Where has the expertise of the Chola and Pallava artists gone? The Nayak paintings have moved away from the realism of the previous era and get a `folkish' appearance reminiscent of the Jain manuscript paintings style. They are in turn replaced by the calendar art of our times. Why was there this movement towards an emphasis on the apparel and accessories of the subject rather than on the human form and a "realistic" style? An interesting perspective to this question was given by Dr. Job Thomas, Director, South Asian Studies Program, Davidson College, in a recent lecture organised by the Prakrithi Foundation in Chennai.
The talk was an opportunity to see a selection of Dr. Thomas's collection of slides of paintings, many of which today have been painted over completely. Jain paintings of the Pallava dynasty in Sithanavasal - the detail of a lotus bud with one of its petals folded has a photographic quality. The artist has spent time detailing the delicate tints and hues of the petals.
The list was in a way a scroll of shame beautiful works obliterated forever by well meaning devotees. In this context should be mentioned the temples of Patteeswaram and Thiruvellarai whose painting have vanished. The professor, however, gave a social context to art.
The primary, if not sole, sponsors for art in the Pallava and Chola times was the King who saw no threat to his reign nor had the time to go into details. This meant artists had more time to display their expertise.
A painting of Pundarikaksha Perumal. PHOTO: R. M. RAJARATHINAM.
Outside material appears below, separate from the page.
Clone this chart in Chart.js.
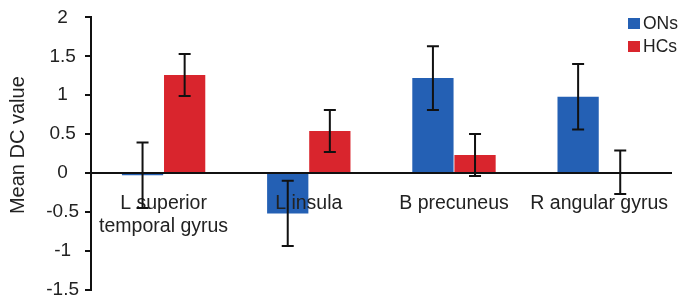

The Nayak times saw patrons becoming less royal and composed more of local chieftains who presumably wanted the artist to `get on with it quickly.'
This caused the style to serve the purpose of narration (most paintings have explanatory scripts) rather than reflect the artist's expertise of technique. Today's artist probably doubles up as a painter of politician cut-outs and his style, and that demanded by today's devotee is reflected in the garish calendar art temples have today.
Yes, we need to see art in the light of its social context but the slides of what we have lost will hopefully inspire future temple renovators to steer clear from `defacing' gopurams with enamel paint and painting over the few frescos we still have. The School of Art in Chennai has done some work in this area but much more needs to be done.